**What you have to do:** Pull out every line in the data that has the string "matplotlib" in it.

**Stored data:**
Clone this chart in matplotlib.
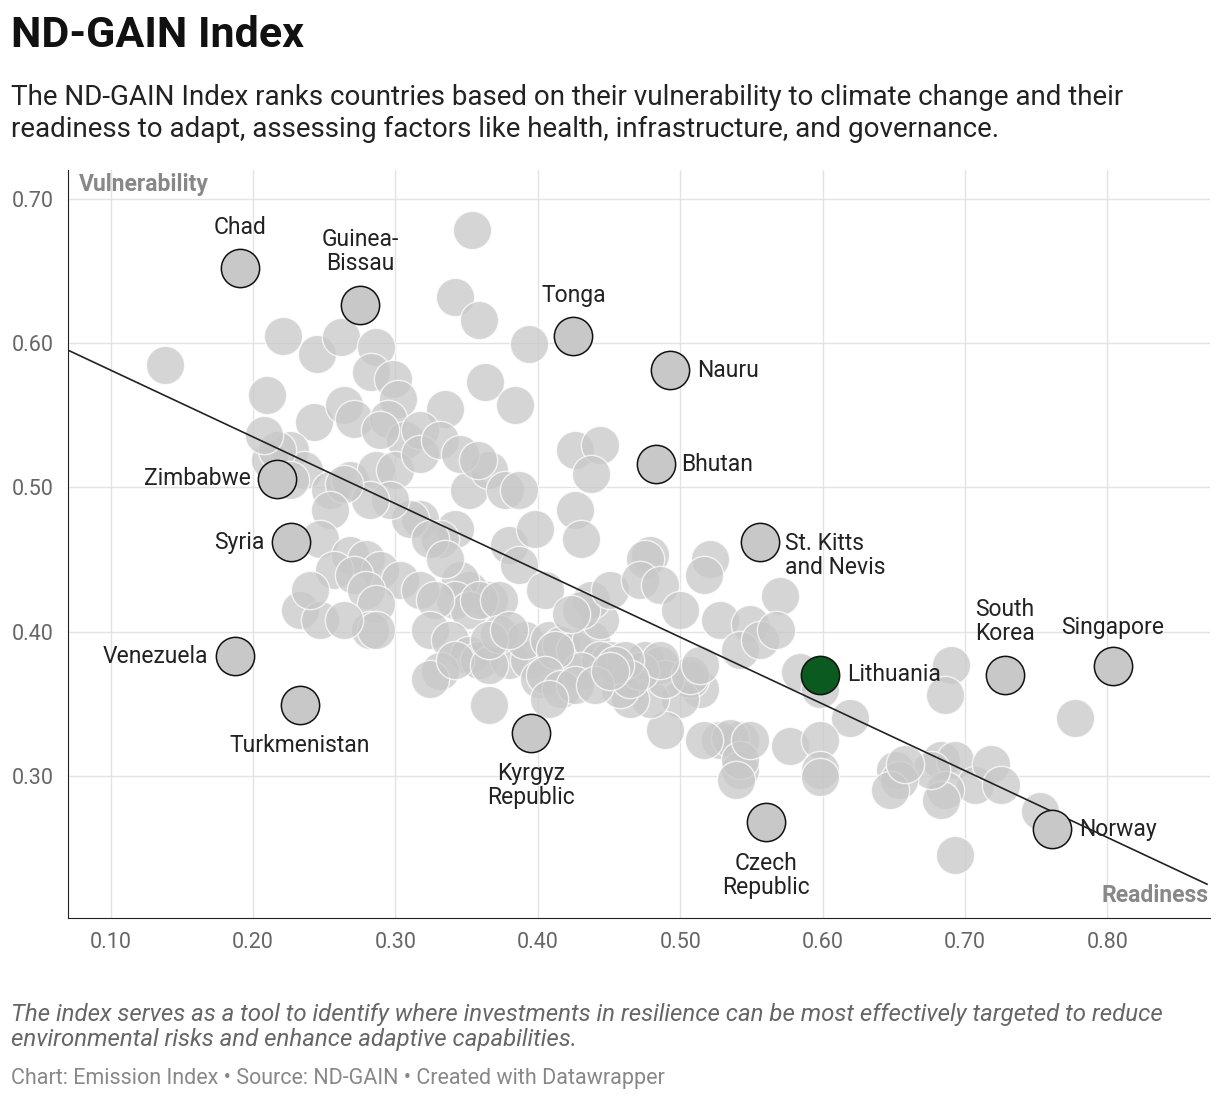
import matplotlib
matplotlib.use('Agg')
import matplotlib.pyplot as plt

plt.rcParams.update({"font.family": ["Roboto", "DejaVu Sans"]})

# background countries: (readiness, vulnerability)
bg_x = [0.138, 0.354, 0.342, 0.359, 0.221, 0.245, 0.262, 0.286, 0.283, 0.210, 0.243, 0.264, 0.271, 0.298,
        0.363, 0.384, 0.394, 0.335, 0.302, 0.295, 0.307, 0.317, 0.289, 0.226, 0.212, 0.236, 0.254, 0.268,
        0.286, 0.300, 0.317, 0.331, 0.352, 0.366, 0.377, 0.387, 0.345, 0.358, 0.426, 0.444, 0.437, 0.426,
        0.430, 0.380, 0.398, 0.387, 0.405, 0.366, 0.352, 0.342, 0.317, 0.331, 0.310, 0.296, 0.282, 0.264,
        0.254, 0.247, 0.268, 0.279, 0.289, 0.303, 0.324, 0.345, 0.342, 0.352, 0.359, 0.373, 0.317, 0.328,
        0.335, 0.257, 0.271, 0.279, 0.286, 0.233, 0.247, 0.282, 0.324, 0.338, 0.352, 0.359, 0.380, 0.394,
        0.331, 0.324, 0.342, 0.366, 0.373, 0.391, 0.401, 0.408, 0.416, 0.426, 0.437, 0.444, 0.451, 0.437,
        0.430, 0.423, 0.451, 0.479, 0.475, 0.472, 0.486, 0.500, 0.521, 0.517, 0.528, 0.549, 0.542, 0.556,
        0.570, 0.567, 0.584, 0.598, 0.619, 0.577, 0.598, 0.598, 0.598, 0.542, 0.528, 0.535, 0.542, 0.542,
        0.539, 0.549, 0.517, 0.514, 0.507, 0.500, 0.489, 0.479, 0.465, 0.458, 0.475, 0.486, 0.489, 0.507,
        0.514, 0.472, 0.486, 0.444, 0.430, 0.412, 0.405, 0.416, 0.426, 0.408, 0.461, 0.465, 0.454, 0.440,
        0.451, 0.366, 0.366, 0.380, 0.690, 0.686, 0.683, 0.693, 0.707, 0.686, 0.683, 0.676, 0.651, 0.654,
        0.647, 0.658, 0.718, 0.725, 0.753, 0.777, 0.693, 0.286, 0.264, 0.240, 0.217, 0.226, 0.208]
bg_y = [0.585, 0.678, 0.632, 0.616, 0.605, 0.592, 0.604, 0.597, 0.580, 0.564, 0.545, 0.557, 0.547, 0.575,
        0.573, 0.557, 0.599, 0.554, 0.561, 0.547, 0.533, 0.540, 0.540, 0.526, 0.519, 0.512, 0.498, 0.505,
        0.512, 0.512, 0.523, 0.533, 0.498, 0.512, 0.498, 0.498, 0.523, 0.519, 0.526, 0.529, 0.509, 0.484,
        0.464, 0.460, 0.471, 0.446, 0.429, 0.422, 0.429, 0.471, 0.478, 0.464, 0.478, 0.491, 0.491, 0.502,
        0.484, 0.464, 0.453, 0.450, 0.443, 0.436, 0.464, 0.436, 0.422, 0.415, 0.422, 0.422, 0.429, 0.422,
        0.450, 0.443, 0.439, 0.429, 0.419, 0.415, 0.408, 0.401, 0.401, 0.394, 0.384, 0.380, 0.380, 0.380,
        0.373, 0.367, 0.380, 0.377, 0.398, 0.394, 0.367, 0.394, 0.391, 0.387, 0.394, 0.408, 0.380, 0.422,
        0.415, 0.412, 0.429, 0.453, 0.450, 0.436, 0.432, 0.415, 0.450, 0.439, 0.408, 0.405, 0.387, 0.394,
        0.425, 0.401, 0.372, 0.360, 0.340, 0.321, 0.325, 0.304, 0.299, 0.325, 0.325, 0.326, 0.304, 0.311,
        0.297, 0.325, 0.325, 0.360, 0.367, 0.353, 0.332, 0.353, 0.353, 0.360, 0.380, 0.377, 0.367, 0.370,
        0.377, 0.373, 0.380, 0.380, 0.373, 0.387, 0.370, 0.360, 0.363, 0.353, 0.380, 0.367, 0.377, 0.363,
        0.373, 0.349, 0.394, 0.401, 0.377, 0.356, 0.311, 0.311, 0.294, 0.290, 0.283, 0.304, 0.304, 0.297,
        0.290, 0.308, 0.308, 0.294, 0.276, 0.340, 0.245, 0.401, 0.408, 0.429, 0.526, 0.505, 0.536]

# highlighted countries
names = ["Chad", "Guinea-\nBissau", "Tonga", "Nauru", "Bhutan", "Zimbabwe", "Syria", "St. Kitts\nand Nevis",
         "Venezuela", "Turkmenistan", "Kyrgyz\nRepublic", "Czech\nRepublic", "South\nKorea", "Singapore",
         "Norway", "Lithuania"]
hl_x = [0.191, 0.275, 0.425, 0.493, 0.483, 0.217, 0.227, 0.556, 0.187, 0.233, 0.395, 0.560, 0.728, 0.804,
        0.761, 0.598]
hl_y = [0.652, 0.626, 0.605, 0.581, 0.516, 0.506, 0.462, 0.462, 0.383, 0.349, 0.330, 0.268, 0.370, 0.376,
        0.263, 0.370]

# label placement: offset in pixels, horizontal alignment
label_pos = {
    "Chad": ((0, 40), "center"), "Guinea-\nBissau": ((0, 54), "center"), "Tonga": ((0, 40), "center"),
    "Nauru": ((27, 0), "left"), "Bhutan": ((25, 0), "left"), "Zimbabwe": ((-26, 0), "right"),
    "Syria": ((-27, 0), "right"), "St. Kitts\nand Nevis": ((25, -13), "left"),
    "Venezuela": ((-26, 0), "right"), "Turkmenistan": ((0, -40), "center"),
    "Kyrgyz\nRepublic": ((0, -53), "center"), "Czech\nRepublic": ((0, -53), "center"),
    "South\nKorea": ((0, 53), "center"), "Singapore": ((0, 39), "center"),
    "Norway": ((27, 0), "left"), "Lithuania": ((27, 0), "left"),
}

trend_x = [0.07, 0.87]
trend_y = [0.595, 0.225]

fig = plt.figure(figsize=(12.2, 11.02), dpi=100)
ax = fig.add_axes([0.0557, 0.167, 0.936, 0.679])

ax.scatter(bg_x, bg_y, s=760, color="#c8c8c8", alpha=0.75, edgecolors="white", linewidths=1, zorder=2)
ax.plot(trend_x, trend_y, color="#222222", linewidth=1.2, zorder=3)
for n, x, y in zip(names, hl_x, hl_y):
    fc = "#0b5a1f" if n == "Lithuania" else "#c8c8c8"
    ax.scatter([x], [y], s=760, color=fc, edgecolors="#111111", linewidths=1.1, zorder=4)
    off, ha = label_pos[n]
    ax.annotate(n, (x, y), xytext=off, textcoords="offset pixels", ha=ha, va="center",
                fontsize=16.5, color="#222222", linespacing=1.05, zorder=5)

ax.set_xlim(0.07, 0.872)
ax.set_ylim(0.2016, 0.72)
ax.set_xticks([0.1, 0.2, 0.3, 0.4, 0.5, 0.6, 0.7, 0.8])
ax.set_xticklabels([f"{v:.2f}" for v in ax.get_xticks()])
ax.set_yticks([0.3, 0.4, 0.5, 0.6, 0.7])
ax.set_yticklabels([f"{v:.2f}" for v in ax.get_yticks()])
ax.tick_params(length=0, labelsize=15.5, labelcolor="#666666", pad=10)
ax.tick_params(axis="y", pad=10)
ax.grid(color="#e3e3e3", linewidth=1, zorder=0)
ax.set_axisbelow(True)
for s in ["top", "right"]:
    ax.spines[s].set_visible(False)
ax.spines["left"].set_color("#222222")
ax.spines["bottom"].set_color("#222222")

ax.text(0.01, 0.995, "Vulnerability", transform=ax.transAxes, ha="left", va="top",
        fontsize=16.5, fontweight="bold", color="#888888")
ax.text(0.999, 0.015, "Readiness", transform=ax.transAxes, ha="right", va="bottom",
        fontsize=16.5, fontweight="bold", color="#888888")

fig.text(0.009, 0.968, "ND-GAIN Index", fontsize=31, fontweight="bold", ha="left", va="center", color="#111111")
fig.text(0.009, 0.897, "The ND-GAIN Index ranks countries based on their vulnerability to climate change and their\n"
         "readiness to adapt, assessing factors like health, infrastructure, and governance.",
         fontsize=20, ha="left", va="center", color="#222222", linespacing=1.2)
fig.text(0.009, 0.068, "The index serves as a tool to identify where investments in resilience can be most effectively targeted to reduce\n"
         "environmental risks and enhance adaptive capabilities.",
         fontsize=17.3, style="italic", ha="left", va="center", color="#666666", linespacing=1.15)
fig.text(0.009, 0.021, "Chart: Emission Index \u2022 Source: ND-GAIN \u2022 Created with Datawrapper",
         fontsize=15.5, ha="left", va="center", color="#888888")

fig.savefig("out.png", dpi=100)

**The result:**
Clone this chart in matplotlib.
import matplotlib
matplotlib.use('Agg')
import matplotlib.pyplot as plt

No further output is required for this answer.